P.P. : C’est pour cela que je dis que je suis dans un travail de dessin. Le papier n’est effectivement qu’un support pour produire des « images ». Il n’est pas organique mais clinique. C’est sa neutralité qui rend intéressante toute intervention, qui la renvoie à ses déterminations organiques. Comme chez J. P. Raynaud c’est le blanc du carrelage qui par contraste fera apparaître comme organique tout le reste. Pour moi aussi, le moindre point, la moindre couleur, la moindre défloration suppose ce support blanc et neutre, riche de choses à incarner. Mais cela ne doit pas passer par des images violentes : Le Cri de Munch doit résumer l’acte de crier, le porter à son expression maximale. Je cherche plutôt à aller vers le moins d’image, vers le très peu, vers le plus silencieux possible.

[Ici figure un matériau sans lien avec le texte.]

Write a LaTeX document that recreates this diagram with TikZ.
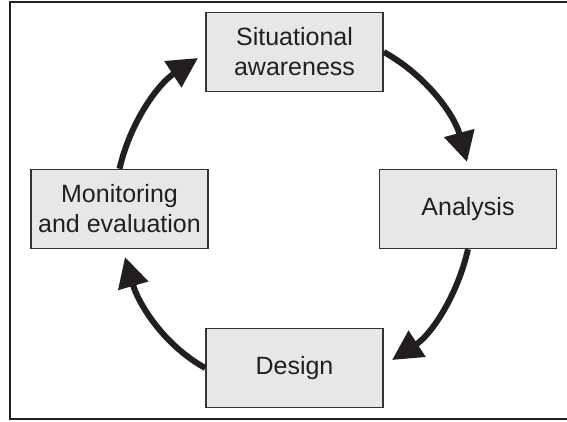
\documentclass[tikz,border=0pt]{standalone}
\usepackage{fontspec}
\setmainfont{Liberation Sans}
\usetikzlibrary{arrows.meta}
\definecolor{boxfill}{HTML}{E6E7E8}
\definecolor{boxline}{HTML}{333333}
\definecolor{ink}{HTML}{231F20}
\tikzset{
  stagebox/.style={draw=boxline, line width=1.5pt, fill=boxfill, minimum width=177pt, minimum height=79pt,
    inner sep=0pt, align=center, text=ink, font=\fontsize{25}{30}\selectfont},
  cyc/.style={draw=ink, line width=6pt, -{Triangle[length=30pt,width=30pt]}, looseness=0.9},
  frame/.style={draw=ink, line width=2.5pt}
}
\begin{document}
\begin{tikzpicture}[x=1pt,y=1pt]
\useasboundingbox (0,0) rectangle (567,421);
\draw[frame] (570,419) -- (10,419) -- (10,2) -- (570,2);
\node[stagebox] (sit) at (294.5,369) {Situational\\awareness};
\node[stagebox] (ana) at (468,212) {Analysis};
\node[stagebox] (des) at (294.5,53) {Design};
\node[stagebox] (mon) at (119.5,212) {Monitoring\\and evaluation};
\coordinate (t1) at (467,259);
\coordinate (t2) at (392,61);
\coordinate (t3) at (125,164);
\coordinate (t4) at (198,363);
\draw[cyc] (sit.east) to[out=-29,in=105] (t1);
\draw[cyc] (ana.south) to[out=-103,in=33] (t2);
\draw[cyc] (des.west) to[out=151,in=-74] (t3);
\draw[cyc] (mon.north) to[out=77,in=-147] (t4);
\end{tikzpicture}
\end{document}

P.M. : Nous avons évoqué le corps et l’arme, mais il faut aussi parler du voile. La première approche que l’on peut en avoir est liée à sa texture-tissu, textile-et à la façon dont il résiste ou se déchire. Mais on peut aussi appréhender le voile par ce qu’il cache ou montre, parfois en même temps.
P.P. : On pourrait rapprocher mes œuvres de tissus picturaux, mais je ne tiens pas à laisser enfermer les dessins dans une logique qui mettrait en avant le « textile ». Ce qui compte pour moi, c’est de faire apparaître. On peut penser que la juxtaposition d’une incision et d’une autre, comme celle d’un fil et d’un autre fil finirait par constituer comme une trame. Mais cela ne m’importe que comme un renvoi à ce qu’a été la peinture sur toile, comme support historiquement déterminé, lorsqu’il remplace le plâtre ou le bois. Au corps de la peinture, à son corps ancien. Et c’est ce corps aussi que je décortique, sépare en même temps que je le rassemble. L’essentiel reste la manière dont cette trame permet d’aller à la rencontre de la mise en couleur. Les lignes d’incision ne sont pas exactement parallèles : c’est l’irrégularité qui permet de dégager la force du dessin. Quand je passe mes jus colorés et que la peinture s’engouffre dans ces lignes d’incision, il y a une respiration qui se fait puisque la trame n’est pas totalement saturée et que des blancs, des manques émergent. Tous les fils ne sont pas également peints, de sorte que certains de mes dessins peuvent autant donner l’impression d’être donnés au regard que de lui être soustrait. Toute la difficulté est de trouver un équilibre entre ce qui sera coloré et ce qui restera blanc. Mais de façon optimale, plus je travaillerai sur mes dessins et plus ils sembleraient se soustraire, se gommer, repartir en arrière et retrouver l’origine immaculée du papier.